-- BEGIN --

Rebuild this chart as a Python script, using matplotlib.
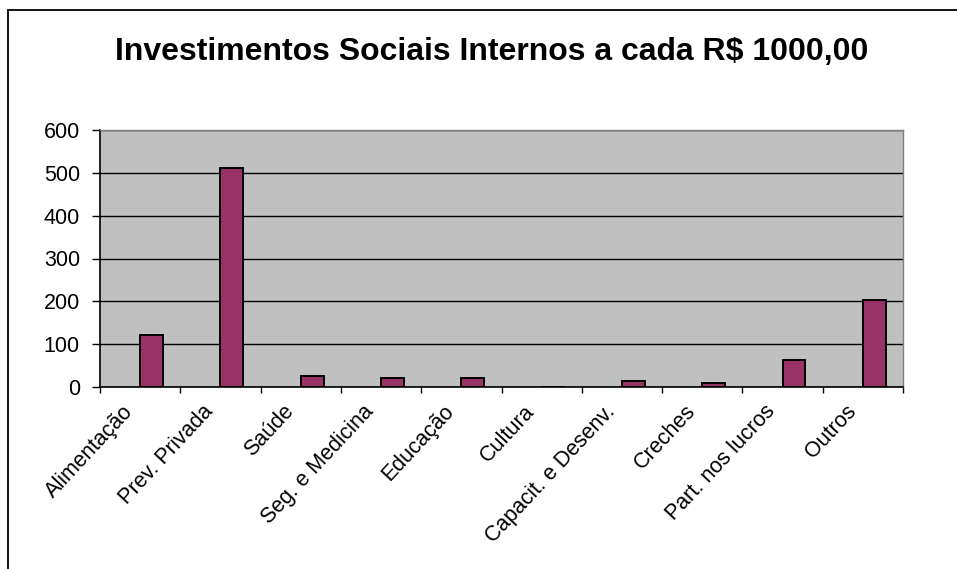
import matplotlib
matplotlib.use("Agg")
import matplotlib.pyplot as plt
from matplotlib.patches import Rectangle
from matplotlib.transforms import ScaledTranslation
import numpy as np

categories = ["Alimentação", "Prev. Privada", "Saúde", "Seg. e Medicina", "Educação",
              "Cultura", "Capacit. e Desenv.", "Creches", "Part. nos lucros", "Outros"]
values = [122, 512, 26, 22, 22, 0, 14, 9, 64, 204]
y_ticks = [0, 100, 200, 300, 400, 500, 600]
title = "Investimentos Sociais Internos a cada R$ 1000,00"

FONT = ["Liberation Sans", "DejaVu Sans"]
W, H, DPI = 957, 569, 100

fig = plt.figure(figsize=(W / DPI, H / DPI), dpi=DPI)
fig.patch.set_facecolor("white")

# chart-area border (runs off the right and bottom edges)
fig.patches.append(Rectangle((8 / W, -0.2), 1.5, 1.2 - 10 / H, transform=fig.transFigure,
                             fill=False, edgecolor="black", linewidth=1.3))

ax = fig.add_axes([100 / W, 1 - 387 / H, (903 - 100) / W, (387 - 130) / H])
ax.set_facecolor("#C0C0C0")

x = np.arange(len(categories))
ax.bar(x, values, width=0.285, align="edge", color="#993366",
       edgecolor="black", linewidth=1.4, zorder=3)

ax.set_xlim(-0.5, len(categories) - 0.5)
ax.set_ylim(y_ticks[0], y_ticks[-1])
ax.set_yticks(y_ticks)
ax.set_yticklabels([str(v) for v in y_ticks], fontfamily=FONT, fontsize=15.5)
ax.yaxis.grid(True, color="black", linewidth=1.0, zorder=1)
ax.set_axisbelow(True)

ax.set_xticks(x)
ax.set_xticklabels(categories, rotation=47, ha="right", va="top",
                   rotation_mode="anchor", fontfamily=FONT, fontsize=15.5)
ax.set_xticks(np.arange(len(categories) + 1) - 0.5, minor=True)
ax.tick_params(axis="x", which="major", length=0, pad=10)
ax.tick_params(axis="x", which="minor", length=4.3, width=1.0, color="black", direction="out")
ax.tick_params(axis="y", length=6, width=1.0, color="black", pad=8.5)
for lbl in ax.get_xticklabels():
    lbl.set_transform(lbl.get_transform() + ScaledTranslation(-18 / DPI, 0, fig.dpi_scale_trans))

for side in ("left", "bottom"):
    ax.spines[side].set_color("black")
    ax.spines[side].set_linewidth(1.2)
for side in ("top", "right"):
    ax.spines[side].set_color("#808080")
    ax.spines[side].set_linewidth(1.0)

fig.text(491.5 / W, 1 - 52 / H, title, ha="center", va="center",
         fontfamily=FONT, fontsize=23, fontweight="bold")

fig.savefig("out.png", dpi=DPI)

-- END --
-- BEGIN --

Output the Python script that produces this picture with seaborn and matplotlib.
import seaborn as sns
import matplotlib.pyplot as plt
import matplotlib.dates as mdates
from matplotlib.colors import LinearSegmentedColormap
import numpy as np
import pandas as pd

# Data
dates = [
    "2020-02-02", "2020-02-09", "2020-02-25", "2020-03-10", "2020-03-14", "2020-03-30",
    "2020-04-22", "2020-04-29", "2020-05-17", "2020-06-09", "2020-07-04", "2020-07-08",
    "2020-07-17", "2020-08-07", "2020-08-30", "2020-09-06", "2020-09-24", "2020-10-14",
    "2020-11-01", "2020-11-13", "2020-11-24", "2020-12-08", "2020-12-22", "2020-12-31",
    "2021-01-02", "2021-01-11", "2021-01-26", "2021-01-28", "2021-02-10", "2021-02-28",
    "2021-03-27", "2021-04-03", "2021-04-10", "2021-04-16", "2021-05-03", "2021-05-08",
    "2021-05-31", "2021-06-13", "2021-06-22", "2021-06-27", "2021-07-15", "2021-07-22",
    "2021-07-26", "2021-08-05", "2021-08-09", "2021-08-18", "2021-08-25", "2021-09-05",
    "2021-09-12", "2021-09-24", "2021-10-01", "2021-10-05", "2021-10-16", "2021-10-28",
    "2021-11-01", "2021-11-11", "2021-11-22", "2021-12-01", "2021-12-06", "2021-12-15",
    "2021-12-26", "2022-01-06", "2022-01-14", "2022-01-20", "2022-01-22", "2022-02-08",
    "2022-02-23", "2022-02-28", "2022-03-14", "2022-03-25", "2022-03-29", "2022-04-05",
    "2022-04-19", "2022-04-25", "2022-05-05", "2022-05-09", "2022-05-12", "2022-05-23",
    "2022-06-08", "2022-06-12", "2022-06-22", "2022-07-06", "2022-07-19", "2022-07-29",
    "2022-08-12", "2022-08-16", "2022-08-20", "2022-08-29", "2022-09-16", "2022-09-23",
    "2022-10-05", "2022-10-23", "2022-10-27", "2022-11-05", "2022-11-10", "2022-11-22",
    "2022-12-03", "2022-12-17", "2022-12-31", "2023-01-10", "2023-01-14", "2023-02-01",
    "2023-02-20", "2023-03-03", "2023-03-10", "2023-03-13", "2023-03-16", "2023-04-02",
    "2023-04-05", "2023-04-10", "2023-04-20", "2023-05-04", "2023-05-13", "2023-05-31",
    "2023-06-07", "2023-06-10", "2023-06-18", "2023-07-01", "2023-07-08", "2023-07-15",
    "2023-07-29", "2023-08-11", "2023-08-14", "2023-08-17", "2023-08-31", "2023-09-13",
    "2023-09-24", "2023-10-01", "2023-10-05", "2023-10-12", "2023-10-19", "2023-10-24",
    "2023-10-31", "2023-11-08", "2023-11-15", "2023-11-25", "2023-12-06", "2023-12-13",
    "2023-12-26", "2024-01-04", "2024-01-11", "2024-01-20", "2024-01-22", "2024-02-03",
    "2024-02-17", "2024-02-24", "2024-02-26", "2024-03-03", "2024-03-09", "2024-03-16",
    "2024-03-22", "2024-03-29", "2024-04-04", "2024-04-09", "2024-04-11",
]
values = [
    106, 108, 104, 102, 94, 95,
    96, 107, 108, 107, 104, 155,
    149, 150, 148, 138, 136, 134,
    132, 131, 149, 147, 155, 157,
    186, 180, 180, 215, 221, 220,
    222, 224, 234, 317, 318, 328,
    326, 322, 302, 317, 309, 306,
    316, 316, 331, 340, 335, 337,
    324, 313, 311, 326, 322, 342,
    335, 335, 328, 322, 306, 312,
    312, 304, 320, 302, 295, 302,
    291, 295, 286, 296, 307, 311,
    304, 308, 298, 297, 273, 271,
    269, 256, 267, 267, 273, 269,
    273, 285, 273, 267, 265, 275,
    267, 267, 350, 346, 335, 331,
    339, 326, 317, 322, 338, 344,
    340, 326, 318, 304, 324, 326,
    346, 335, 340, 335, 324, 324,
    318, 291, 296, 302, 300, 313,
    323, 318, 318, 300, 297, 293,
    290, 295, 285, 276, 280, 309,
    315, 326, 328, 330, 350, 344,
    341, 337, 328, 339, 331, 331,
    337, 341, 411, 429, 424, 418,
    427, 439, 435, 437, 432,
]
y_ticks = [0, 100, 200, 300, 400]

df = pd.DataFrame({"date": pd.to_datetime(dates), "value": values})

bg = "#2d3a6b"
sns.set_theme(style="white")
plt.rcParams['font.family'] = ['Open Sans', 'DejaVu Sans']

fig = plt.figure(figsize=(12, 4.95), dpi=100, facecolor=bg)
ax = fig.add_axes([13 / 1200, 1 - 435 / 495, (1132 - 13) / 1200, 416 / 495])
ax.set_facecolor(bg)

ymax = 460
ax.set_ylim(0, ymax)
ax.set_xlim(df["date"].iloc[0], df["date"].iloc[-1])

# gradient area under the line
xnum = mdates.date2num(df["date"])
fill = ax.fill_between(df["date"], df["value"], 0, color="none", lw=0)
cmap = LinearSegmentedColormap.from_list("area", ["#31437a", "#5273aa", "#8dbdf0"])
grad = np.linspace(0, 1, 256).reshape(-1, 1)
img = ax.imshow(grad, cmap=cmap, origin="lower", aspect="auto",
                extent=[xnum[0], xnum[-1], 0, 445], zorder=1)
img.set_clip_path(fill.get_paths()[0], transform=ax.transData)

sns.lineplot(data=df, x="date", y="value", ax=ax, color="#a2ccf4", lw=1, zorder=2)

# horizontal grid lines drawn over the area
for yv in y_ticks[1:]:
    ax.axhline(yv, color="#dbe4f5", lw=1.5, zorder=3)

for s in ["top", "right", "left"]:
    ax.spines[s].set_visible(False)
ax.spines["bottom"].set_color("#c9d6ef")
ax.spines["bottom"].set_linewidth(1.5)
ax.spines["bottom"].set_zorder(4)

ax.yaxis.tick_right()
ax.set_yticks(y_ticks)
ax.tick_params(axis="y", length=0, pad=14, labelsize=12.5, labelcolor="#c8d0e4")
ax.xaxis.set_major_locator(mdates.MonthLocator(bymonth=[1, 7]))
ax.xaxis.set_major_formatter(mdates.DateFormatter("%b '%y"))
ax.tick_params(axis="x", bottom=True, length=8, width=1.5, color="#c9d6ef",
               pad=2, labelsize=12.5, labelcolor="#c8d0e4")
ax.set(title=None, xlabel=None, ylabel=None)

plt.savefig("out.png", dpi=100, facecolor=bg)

-- END --
-- BEGIN --

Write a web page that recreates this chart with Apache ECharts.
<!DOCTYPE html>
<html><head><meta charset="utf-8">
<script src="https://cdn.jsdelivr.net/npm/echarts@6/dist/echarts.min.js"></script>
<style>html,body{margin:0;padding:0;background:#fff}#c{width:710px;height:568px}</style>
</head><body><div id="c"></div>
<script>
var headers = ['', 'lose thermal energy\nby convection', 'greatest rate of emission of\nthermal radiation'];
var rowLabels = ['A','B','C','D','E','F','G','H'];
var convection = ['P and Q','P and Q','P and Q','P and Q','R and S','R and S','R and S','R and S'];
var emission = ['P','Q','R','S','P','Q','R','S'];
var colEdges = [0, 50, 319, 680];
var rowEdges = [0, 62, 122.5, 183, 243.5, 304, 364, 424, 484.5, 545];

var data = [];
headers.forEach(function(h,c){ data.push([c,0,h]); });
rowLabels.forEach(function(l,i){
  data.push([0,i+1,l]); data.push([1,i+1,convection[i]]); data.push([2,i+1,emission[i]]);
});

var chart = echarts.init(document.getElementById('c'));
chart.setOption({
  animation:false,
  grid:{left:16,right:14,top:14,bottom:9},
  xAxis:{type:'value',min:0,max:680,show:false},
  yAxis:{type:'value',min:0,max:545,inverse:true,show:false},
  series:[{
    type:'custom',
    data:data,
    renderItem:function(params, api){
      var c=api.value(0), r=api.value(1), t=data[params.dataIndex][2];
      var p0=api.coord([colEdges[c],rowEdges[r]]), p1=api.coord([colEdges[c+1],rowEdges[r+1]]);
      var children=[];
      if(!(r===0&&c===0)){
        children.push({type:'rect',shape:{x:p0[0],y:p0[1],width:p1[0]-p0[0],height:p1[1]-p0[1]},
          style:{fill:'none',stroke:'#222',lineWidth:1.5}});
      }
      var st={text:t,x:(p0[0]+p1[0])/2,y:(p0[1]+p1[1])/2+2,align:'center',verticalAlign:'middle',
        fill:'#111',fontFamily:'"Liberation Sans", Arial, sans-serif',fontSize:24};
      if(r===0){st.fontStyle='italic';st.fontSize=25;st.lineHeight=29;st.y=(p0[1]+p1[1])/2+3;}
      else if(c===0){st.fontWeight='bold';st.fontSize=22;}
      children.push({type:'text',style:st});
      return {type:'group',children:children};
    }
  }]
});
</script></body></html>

-- END --

Repeat only the lines from the one with "Rebuild this chart" down to the one with "W, H, DPI = 957, 569, 100", word for word and both included, and leave the pictures out.

## Answer to this exercise
Rebuild this chart as a Python script, using matplotlib.
import matplotlib
matplotlib.use("Agg")
import matplotlib.pyplot as plt
from matplotlib.patches import Rectangle
from matplotlib.transforms import ScaledTranslation
import numpy as np

categories = ["Alimentação", "Prev. Privada", "Saúde", "Seg. e Medicina", "Educação",
              "Cultura", "Capacit. e Desenv.", "Creches", "Part. nos lucros", "Outros"]
values = [122, 512, 26, 22, 22, 0, 14, 9, 64, 204]
y_ticks = [0, 100, 200, 300, 400, 500, 600]
title = "Investimentos Sociais Internos a cada R$ 1000,00"

FONT = ["Liberation Sans", "DejaVu Sans"]
W, H, DPI = 957, 569, 100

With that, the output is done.